4. River Road Intersection
Straight ahead is the red, rutted drive of the old Trundle farmstead, which marks the high water line of the 1972 Agnes flood and the start of the redbed uplands. From here, cycle west (left) on River Road past the intersection of Willard Road to a second set of bridges on Horsepen Branch, where the pavement ends; follow the blacktop road along a shelf at the foot of extensive shale beds to Mt. Nebo Road (about 1.4 miles).

5. Horsepen Branch (again)
A second set of bridges crosses a tributary and then Horsepen Branch again, over swampy ground that features big sycamores on the streambanks.

6. Large Shale Outcrop
This is a nearly barren rock face, on the right about three hundred yards before the intersection of Mt. Nebo Road.

7. Intersection of Mt. Nebo Road
River Road was at one time an Indian path, and later a tobacco rolling road (so named for the rolling of large wooden barrels packed with tobacco along its path).  Mt Nebo Road, named for an old farmstead that was just uphill on the left, is the detour. Land and farm buildings at the intersection are part of the Summit Hall Turf Farm. Go right and up the grade on Mt. Nebo Road.

8. Grade on Mt. Nebo Road
As you travel along the road examine the right side of the road cut for rounded cobblestones mixed with chips of shale bedrock. Potomac “bottomlands” were once a succession of river beds and terraces on the present upland, abandoned by the river as it shifted its channel to the west.

9. Old Fields and Hedgerows (along Mt. Nebo and Offut Roads)
After Indian days, almost all of western Montgomery County was timbered to make way for farms. Where before stood giant old-growth trees such as sycamore along streams, and white oak and hickory on uplands, today you’ll find plants that move in whenever people no longer cultivate the land. Roadside vegetation found along the way is partly the work of songbirds, who perch on fenceposts and telephone wires and sow seeds in their droppings.

At the intersection of Offut Road, which comes in on the right, go straight and follow the pavement around two sharp bends to Edwards Ferry Road, about 0.8 miles from the intersection.

10. Intersection at Offut and Edwards Ferry Roads
The field on the right and the woodlots and road cuts on Edwards Ferry Road are full of large and small cobblestones, rounded and water-stained from having been on the bottom of a river. This is the largest deposit of old riverine material on the trail: Edwards Ferry Road exposes a cross section over a mile wide, including several boulders the size of beach balls.

11. Big Boulder
A sizeable  boulder, made of quartzite rock whose nearest source is probably South Mountain, about 25 miles west, lies in a wood lot just off Edwards Ferry Road near a gate to the Old 99 Farm (on the left, 0.8 miles below Offut Road). Boulders this large may have been carried on ice floes and left in the riverbed when the ice melted.

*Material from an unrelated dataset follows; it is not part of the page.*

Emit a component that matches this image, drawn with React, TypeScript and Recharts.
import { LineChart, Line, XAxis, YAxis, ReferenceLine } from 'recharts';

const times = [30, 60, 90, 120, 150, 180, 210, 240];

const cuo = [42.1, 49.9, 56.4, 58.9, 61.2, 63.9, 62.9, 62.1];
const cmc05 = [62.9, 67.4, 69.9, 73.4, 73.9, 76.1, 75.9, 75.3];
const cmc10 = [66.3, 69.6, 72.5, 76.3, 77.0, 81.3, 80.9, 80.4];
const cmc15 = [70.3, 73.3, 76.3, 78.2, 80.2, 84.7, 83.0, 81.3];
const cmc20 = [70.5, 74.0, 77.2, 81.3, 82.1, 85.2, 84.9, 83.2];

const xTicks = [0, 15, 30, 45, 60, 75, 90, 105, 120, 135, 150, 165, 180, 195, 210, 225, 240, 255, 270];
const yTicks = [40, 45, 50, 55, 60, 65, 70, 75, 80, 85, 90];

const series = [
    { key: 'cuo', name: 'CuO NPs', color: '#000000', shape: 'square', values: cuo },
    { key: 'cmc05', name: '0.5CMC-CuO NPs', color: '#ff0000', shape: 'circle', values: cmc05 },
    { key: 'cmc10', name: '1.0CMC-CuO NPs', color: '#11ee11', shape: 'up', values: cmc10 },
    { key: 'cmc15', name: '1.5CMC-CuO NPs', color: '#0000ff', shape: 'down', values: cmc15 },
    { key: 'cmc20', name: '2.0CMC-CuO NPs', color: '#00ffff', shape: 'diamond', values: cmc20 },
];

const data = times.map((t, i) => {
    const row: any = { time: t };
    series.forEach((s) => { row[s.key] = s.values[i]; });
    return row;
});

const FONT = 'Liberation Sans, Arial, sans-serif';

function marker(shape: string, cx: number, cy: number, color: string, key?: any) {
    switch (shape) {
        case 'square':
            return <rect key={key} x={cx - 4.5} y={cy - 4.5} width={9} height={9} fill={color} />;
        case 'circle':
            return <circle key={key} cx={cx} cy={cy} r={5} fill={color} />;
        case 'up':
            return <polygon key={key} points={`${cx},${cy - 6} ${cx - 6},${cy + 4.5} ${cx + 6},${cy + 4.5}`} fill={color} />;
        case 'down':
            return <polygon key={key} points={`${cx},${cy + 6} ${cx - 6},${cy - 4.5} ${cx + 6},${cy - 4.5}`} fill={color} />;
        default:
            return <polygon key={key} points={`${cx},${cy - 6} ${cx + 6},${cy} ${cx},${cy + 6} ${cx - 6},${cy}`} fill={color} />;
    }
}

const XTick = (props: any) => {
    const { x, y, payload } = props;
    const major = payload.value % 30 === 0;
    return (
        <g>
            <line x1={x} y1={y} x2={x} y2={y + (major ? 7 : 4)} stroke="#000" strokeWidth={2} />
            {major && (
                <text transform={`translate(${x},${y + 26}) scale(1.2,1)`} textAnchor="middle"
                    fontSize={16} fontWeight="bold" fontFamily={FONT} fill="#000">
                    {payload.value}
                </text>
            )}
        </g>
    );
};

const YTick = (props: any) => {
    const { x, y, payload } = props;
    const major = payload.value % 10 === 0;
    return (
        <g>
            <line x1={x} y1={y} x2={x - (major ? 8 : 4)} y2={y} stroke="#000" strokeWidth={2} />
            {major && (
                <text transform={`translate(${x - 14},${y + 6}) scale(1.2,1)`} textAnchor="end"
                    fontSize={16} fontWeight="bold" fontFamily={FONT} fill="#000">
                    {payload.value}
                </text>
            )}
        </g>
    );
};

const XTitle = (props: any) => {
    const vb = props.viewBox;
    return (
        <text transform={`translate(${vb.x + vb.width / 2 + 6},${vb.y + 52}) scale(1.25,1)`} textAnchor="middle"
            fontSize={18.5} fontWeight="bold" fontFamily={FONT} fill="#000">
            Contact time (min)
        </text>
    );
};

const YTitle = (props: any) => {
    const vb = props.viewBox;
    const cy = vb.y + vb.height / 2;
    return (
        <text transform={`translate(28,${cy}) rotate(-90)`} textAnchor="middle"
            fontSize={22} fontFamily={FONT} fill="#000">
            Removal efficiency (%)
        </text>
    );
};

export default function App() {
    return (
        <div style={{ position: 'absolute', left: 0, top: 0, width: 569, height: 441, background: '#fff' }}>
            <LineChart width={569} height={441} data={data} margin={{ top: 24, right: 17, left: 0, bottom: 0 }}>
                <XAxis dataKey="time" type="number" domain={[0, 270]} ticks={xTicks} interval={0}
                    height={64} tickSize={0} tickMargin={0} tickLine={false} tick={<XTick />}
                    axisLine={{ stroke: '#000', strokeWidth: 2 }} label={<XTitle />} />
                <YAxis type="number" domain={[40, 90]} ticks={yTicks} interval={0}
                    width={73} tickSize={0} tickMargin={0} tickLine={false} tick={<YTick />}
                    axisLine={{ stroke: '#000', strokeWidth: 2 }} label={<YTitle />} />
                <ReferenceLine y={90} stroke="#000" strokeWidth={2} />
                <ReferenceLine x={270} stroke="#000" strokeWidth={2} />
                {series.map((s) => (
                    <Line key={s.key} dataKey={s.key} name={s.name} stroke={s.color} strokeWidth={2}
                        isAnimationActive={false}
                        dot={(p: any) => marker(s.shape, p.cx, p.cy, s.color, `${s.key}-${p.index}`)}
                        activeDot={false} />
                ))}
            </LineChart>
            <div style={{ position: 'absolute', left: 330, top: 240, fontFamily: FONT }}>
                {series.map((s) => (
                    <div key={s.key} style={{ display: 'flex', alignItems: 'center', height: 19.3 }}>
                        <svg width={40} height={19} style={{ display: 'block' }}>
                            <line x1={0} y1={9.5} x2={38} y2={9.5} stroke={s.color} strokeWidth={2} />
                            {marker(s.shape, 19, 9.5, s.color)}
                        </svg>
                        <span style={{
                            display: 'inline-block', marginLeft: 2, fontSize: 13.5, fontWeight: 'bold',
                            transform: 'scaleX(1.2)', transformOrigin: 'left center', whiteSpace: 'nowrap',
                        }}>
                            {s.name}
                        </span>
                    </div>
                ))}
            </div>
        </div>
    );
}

From here, proceed to a steep grade and down to a “T” intersection where Edwards Ferry Road forks to the left and River Road resumes on the right. For an interesting ten mile side trip turn right on River Road, cycle to Whites Ferry and circle back on the canal towpath. River Road passes through bottomland woods and emerges to skirt large terraces that have been made into sod farms. If you decide against the detour, turn left at the intersection and proceed to the C & O Canal and Lock 25.

12. Edwards Ferry – Lock 25
The lock was made from sandstone blocks cut from the quarries at Seneca. The Potomac River is about one-fourth of a mile wide here. From Edwards Ferry, the trail follows the canal towpath back to Sycamore Landing, a distance of about a three miles.

13. Chisel Branch Hiker-Biker Camp
Water and an outhouse are available, plus a fine view from the shore at the river’s level. Below this point the towpath resumes its position on a shelf above the river, which in summer becomes a path through arching limbs and head-high jewelweed.

14. Summit Hall Turf Farm
About 700 acres of alluvial fields are farmed in three-year cycles of grasses. This and other turf farms on similar terraces above Edwards Ferry supply turf to resod everything from lands cleared for metropolitan area subdivisions to football fields, golf courses, highway medians and recreational areas.